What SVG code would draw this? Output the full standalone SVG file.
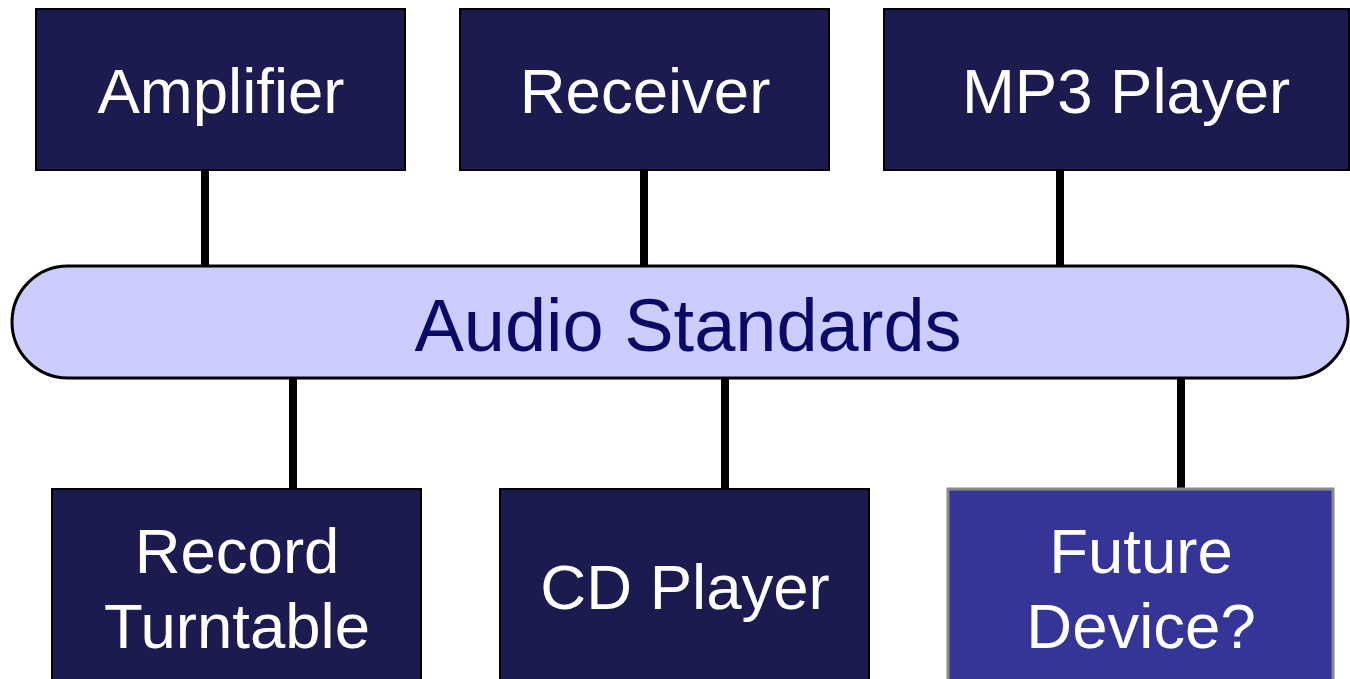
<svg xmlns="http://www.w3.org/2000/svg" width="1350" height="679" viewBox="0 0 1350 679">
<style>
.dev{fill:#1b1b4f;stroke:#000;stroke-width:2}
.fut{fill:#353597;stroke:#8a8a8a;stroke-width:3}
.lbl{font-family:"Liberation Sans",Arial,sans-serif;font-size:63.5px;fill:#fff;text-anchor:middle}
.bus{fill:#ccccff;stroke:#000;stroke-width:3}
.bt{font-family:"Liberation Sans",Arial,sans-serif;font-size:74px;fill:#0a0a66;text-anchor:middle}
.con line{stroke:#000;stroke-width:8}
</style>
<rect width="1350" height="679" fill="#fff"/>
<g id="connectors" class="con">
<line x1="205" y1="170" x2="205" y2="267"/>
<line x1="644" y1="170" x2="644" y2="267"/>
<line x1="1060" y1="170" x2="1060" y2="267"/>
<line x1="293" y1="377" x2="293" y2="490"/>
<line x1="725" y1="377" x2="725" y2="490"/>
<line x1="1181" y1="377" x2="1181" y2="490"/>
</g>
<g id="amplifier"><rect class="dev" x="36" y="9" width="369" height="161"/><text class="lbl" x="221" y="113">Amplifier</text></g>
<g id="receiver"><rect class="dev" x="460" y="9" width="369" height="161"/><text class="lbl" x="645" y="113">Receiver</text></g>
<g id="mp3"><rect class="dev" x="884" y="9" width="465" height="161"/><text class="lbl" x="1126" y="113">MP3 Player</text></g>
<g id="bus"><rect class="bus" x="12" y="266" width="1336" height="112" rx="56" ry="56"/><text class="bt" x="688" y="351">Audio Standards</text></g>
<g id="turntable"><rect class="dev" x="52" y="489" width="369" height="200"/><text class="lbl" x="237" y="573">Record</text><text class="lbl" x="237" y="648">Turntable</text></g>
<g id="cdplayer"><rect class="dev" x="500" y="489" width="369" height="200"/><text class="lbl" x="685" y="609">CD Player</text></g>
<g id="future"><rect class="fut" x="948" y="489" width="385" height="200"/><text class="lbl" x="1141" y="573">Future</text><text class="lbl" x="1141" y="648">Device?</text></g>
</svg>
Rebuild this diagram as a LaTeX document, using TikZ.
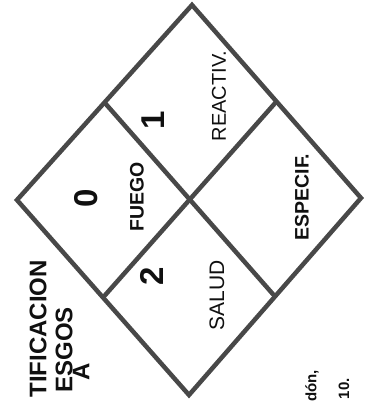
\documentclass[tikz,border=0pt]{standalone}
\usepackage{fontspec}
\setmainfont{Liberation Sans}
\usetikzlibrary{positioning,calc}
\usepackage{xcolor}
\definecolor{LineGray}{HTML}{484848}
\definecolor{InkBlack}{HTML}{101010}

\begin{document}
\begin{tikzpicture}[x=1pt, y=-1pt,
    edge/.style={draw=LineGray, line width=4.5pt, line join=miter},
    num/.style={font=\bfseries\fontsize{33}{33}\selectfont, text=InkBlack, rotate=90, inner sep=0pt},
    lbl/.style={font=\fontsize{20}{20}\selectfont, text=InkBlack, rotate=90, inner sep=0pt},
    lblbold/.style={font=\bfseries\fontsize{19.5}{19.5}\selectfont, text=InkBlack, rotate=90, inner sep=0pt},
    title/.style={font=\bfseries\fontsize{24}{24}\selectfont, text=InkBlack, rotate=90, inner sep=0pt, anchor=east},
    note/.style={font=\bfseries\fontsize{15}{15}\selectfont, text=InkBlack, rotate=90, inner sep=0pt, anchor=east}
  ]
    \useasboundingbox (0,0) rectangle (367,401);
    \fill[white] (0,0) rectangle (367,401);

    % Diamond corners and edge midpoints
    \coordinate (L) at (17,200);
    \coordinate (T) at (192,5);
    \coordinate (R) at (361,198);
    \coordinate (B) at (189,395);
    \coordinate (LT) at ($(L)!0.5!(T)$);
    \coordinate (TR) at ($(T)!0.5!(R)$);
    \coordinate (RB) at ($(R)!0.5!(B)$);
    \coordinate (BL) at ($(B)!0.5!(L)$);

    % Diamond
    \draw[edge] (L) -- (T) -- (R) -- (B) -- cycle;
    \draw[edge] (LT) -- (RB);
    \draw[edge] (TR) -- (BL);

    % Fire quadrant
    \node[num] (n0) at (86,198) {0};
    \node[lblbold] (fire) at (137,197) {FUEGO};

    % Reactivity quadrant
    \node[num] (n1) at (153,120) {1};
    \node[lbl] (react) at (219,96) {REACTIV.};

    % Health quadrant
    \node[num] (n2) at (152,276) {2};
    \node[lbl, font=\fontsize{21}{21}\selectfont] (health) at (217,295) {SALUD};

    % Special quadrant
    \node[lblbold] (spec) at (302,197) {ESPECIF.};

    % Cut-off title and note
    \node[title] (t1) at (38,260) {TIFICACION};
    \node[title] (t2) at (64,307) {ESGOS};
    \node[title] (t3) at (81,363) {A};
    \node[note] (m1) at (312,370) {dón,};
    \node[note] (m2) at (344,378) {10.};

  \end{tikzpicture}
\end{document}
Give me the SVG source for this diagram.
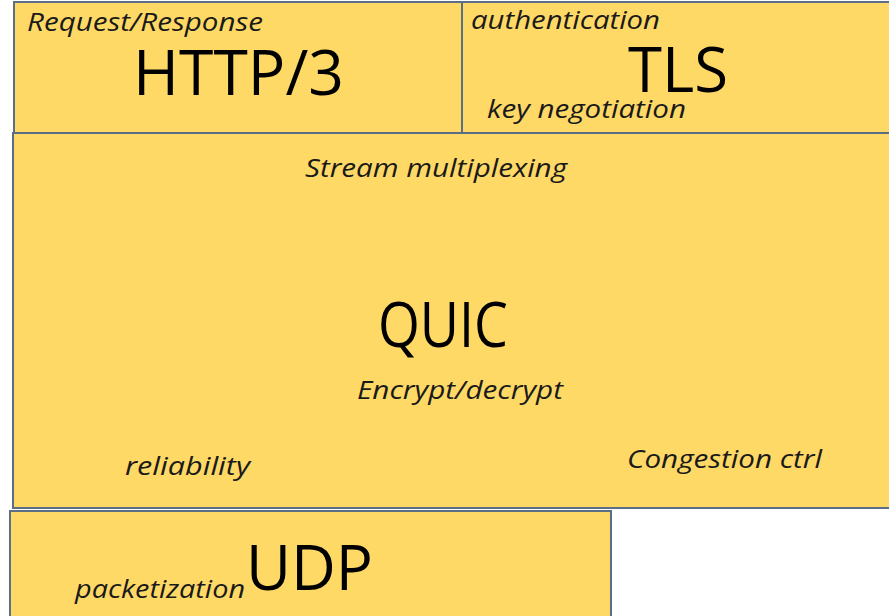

GOAL OF THE EXERCISE:
Print each record exactly as it stands, leaving the images out.

SOLUTION BELOW:
What SVG code would draw this? Output the full standalone SVG file.
<svg xmlns="http://www.w3.org/2000/svg" width="1350" height="679" viewBox="0 0 1350 679">
<style>
.dev{fill:#1b1b4f;stroke:#000;stroke-width:2}
.fut{fill:#353597;stroke:#8a8a8a;stroke-width:3}
.lbl{font-family:"Liberation Sans",Arial,sans-serif;font-size:63.5px;fill:#fff;text-anchor:middle}
.bus{fill:#ccccff;stroke:#000;stroke-width:3}
.bt{font-family:"Liberation Sans",Arial,sans-serif;font-size:74px;fill:#0a0a66;text-anchor:middle}
.con line{stroke:#000;stroke-width:8}
</style>
<rect width="1350" height="679" fill="#fff"/>
<g id="connectors" class="con">
<line x1="205" y1="170" x2="205" y2="267"/>
<line x1="644" y1="170" x2="644" y2="267"/>
<line x1="1060" y1="170" x2="1060" y2="267"/>
<line x1="293" y1="377" x2="293" y2="490"/>
<line x1="725" y1="377" x2="725" y2="490"/>
<line x1="1181" y1="377" x2="1181" y2="490"/>
</g>
<g id="amplifier"><rect class="dev" x="36" y="9" width="369" height="161"/><text class="lbl" x="221" y="113">Amplifier</text></g>
<g id="receiver"><rect class="dev" x="460" y="9" width="369" height="161"/><text class="lbl" x="645" y="113">Receiver</text></g>
<g id="mp3"><rect class="dev" x="884" y="9" width="465" height="161"/><text class="lbl" x="1126" y="113">MP3 Player</text></g>
<g id="bus"><rect class="bus" x="12" y="266" width="1336" height="112" rx="56" ry="56"/><text class="bt" x="688" y="351">Audio Standards</text></g>
<g id="turntable"><rect class="dev" x="52" y="489" width="369" height="200"/><text class="lbl" x="237" y="573">Record</text><text class="lbl" x="237" y="648">Turntable</text></g>
<g id="cdplayer"><rect class="dev" x="500" y="489" width="369" height="200"/><text class="lbl" x="685" y="609">CD Player</text></g>
<g id="future"><rect class="fut" x="948" y="489" width="385" height="200"/><text class="lbl" x="1141" y="573">Future</text><text class="lbl" x="1141" y="648">Device?</text></g>
</svg>
Rebuild this diagram as a LaTeX document, using TikZ.
\documentclass[tikz,border=0pt]{standalone}
\usepackage{fontspec}
\setmainfont{Liberation Sans}
\usetikzlibrary{positioning,calc}
\usepackage{xcolor}
\definecolor{LineGray}{HTML}{484848}
\definecolor{InkBlack}{HTML}{101010}

\begin{document}
\begin{tikzpicture}[x=1pt, y=-1pt,
    edge/.style={draw=LineGray, line width=4.5pt, line join=miter},
    num/.style={font=\bfseries\fontsize{33}{33}\selectfont, text=InkBlack, rotate=90, inner sep=0pt},
    lbl/.style={font=\fontsize{20}{20}\selectfont, text=InkBlack, rotate=90, inner sep=0pt},
    lblbold/.style={font=\bfseries\fontsize{19.5}{19.5}\selectfont, text=InkBlack, rotate=90, inner sep=0pt},
    title/.style={font=\bfseries\fontsize{24}{24}\selectfont, text=InkBlack, rotate=90, inner sep=0pt, anchor=east},
    note/.style={font=\bfseries\fontsize{15}{15}\selectfont, text=InkBlack, rotate=90, inner sep=0pt, anchor=east}
  ]
    \useasboundingbox (0,0) rectangle (367,401);
    \fill[white] (0,0) rectangle (367,401);

    % Diamond corners and edge midpoints
    \coordinate (L) at (17,200);
    \coordinate (T) at (192,5);
    \coordinate (R) at (361,198);
    \coordinate (B) at (189,395);
    \coordinate (LT) at ($(L)!0.5!(T)$);
    \coordinate (TR) at ($(T)!0.5!(R)$);
    \coordinate (RB) at ($(R)!0.5!(B)$);
    \coordinate (BL) at ($(B)!0.5!(L)$);

    % Diamond
    \draw[edge] (L) -- (T) -- (R) -- (B) -- cycle;
    \draw[edge] (LT) -- (RB);
    \draw[edge] (TR) -- (BL);

    % Fire quadrant
    \node[num] (n0) at (86,198) {0};
    \node[lblbold] (fire) at (137,197) {FUEGO};

    % Reactivity quadrant
    \node[num] (n1) at (153,120) {1};
    \node[lbl] (react) at (219,96) {REACTIV.};

    % Health quadrant
    \node[num] (n2) at (152,276) {2};
    \node[lbl, font=\fontsize{21}{21}\selectfont] (health) at (217,295) {SALUD};

    % Special quadrant
    \node[lblbold] (spec) at (302,197) {ESPECIF.};

    % Cut-off title and note
    \node[title] (t1) at (38,260) {TIFICACION};
    \node[title] (t2) at (64,307) {ESGOS};
    \node[title] (t3) at (81,363) {A};
    \node[note] (m1) at (312,370) {dón,};
    \node[note] (m2) at (344,378) {10.};

  \end{tikzpicture}
\end{document}
Give me the SVG source for this diagram.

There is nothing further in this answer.